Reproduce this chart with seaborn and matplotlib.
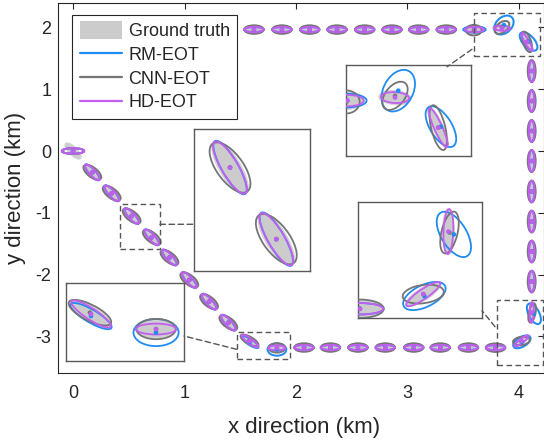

-=-=-=-=-

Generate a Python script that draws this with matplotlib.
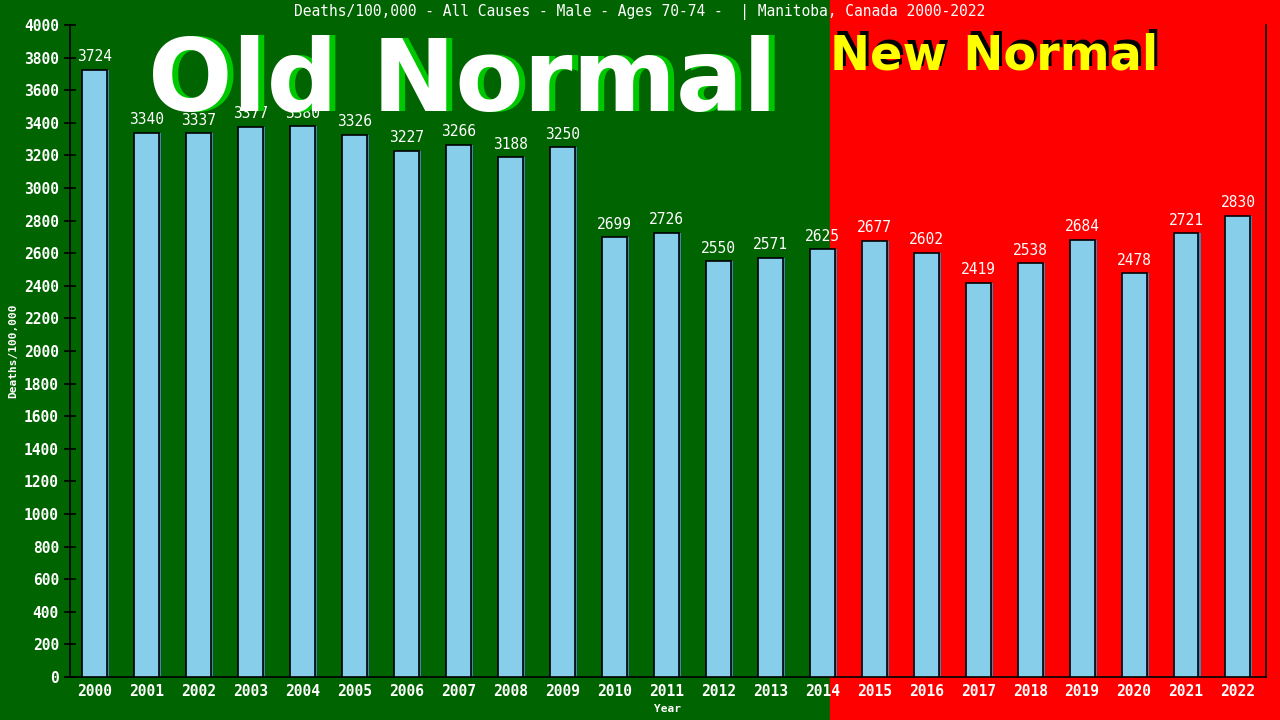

-=-=-=-=-

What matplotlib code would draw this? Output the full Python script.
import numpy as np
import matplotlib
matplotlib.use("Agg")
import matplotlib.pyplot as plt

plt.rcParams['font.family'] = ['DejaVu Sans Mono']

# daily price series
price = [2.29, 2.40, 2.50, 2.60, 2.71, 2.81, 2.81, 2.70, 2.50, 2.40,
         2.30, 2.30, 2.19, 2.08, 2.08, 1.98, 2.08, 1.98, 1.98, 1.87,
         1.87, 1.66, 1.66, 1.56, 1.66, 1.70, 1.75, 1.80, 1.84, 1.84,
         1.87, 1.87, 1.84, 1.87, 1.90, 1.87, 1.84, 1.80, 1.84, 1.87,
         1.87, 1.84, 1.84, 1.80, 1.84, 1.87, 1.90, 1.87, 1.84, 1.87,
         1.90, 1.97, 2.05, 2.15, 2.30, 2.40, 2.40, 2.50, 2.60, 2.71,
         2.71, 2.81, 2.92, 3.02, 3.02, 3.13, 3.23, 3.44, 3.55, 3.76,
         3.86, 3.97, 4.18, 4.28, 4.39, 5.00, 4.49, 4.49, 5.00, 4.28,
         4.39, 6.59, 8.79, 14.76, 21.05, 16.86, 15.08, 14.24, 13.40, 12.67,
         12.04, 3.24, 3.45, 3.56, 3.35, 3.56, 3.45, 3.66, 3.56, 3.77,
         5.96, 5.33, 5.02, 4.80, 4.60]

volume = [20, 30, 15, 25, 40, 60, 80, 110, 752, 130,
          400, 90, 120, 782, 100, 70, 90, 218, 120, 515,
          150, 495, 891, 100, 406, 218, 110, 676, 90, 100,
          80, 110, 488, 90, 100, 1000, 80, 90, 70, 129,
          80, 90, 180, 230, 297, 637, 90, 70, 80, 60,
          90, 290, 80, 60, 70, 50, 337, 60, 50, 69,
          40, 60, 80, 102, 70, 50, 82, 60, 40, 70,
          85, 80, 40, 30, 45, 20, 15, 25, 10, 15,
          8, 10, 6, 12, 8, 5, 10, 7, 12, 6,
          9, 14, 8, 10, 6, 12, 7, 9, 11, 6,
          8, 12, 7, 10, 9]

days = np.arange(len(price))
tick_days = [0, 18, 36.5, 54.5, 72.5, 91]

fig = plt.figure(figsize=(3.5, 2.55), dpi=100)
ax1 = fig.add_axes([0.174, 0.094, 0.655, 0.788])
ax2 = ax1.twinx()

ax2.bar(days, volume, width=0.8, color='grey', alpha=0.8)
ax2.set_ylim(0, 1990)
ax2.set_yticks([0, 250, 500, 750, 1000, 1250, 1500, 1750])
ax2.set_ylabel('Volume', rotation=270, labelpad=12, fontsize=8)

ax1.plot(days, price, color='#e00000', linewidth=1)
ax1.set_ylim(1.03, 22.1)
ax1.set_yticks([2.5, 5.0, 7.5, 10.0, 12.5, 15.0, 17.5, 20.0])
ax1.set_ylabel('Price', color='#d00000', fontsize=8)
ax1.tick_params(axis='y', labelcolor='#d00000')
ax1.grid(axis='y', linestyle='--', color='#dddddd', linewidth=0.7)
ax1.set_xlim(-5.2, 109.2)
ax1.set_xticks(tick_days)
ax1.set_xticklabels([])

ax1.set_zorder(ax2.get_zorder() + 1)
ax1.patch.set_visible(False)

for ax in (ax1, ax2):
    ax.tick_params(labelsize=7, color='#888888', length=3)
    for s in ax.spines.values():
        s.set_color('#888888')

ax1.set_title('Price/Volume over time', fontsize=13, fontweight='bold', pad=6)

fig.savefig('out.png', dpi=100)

-=-=-=-=-

#### The request
Gather each line from the listing above that holds "this".

#### Finished answer
Reproduce this chart with seaborn and matplotlib.
Generate a Python script that draws this with matplotlib.
What matplotlib code would draw this? Output the full Python script.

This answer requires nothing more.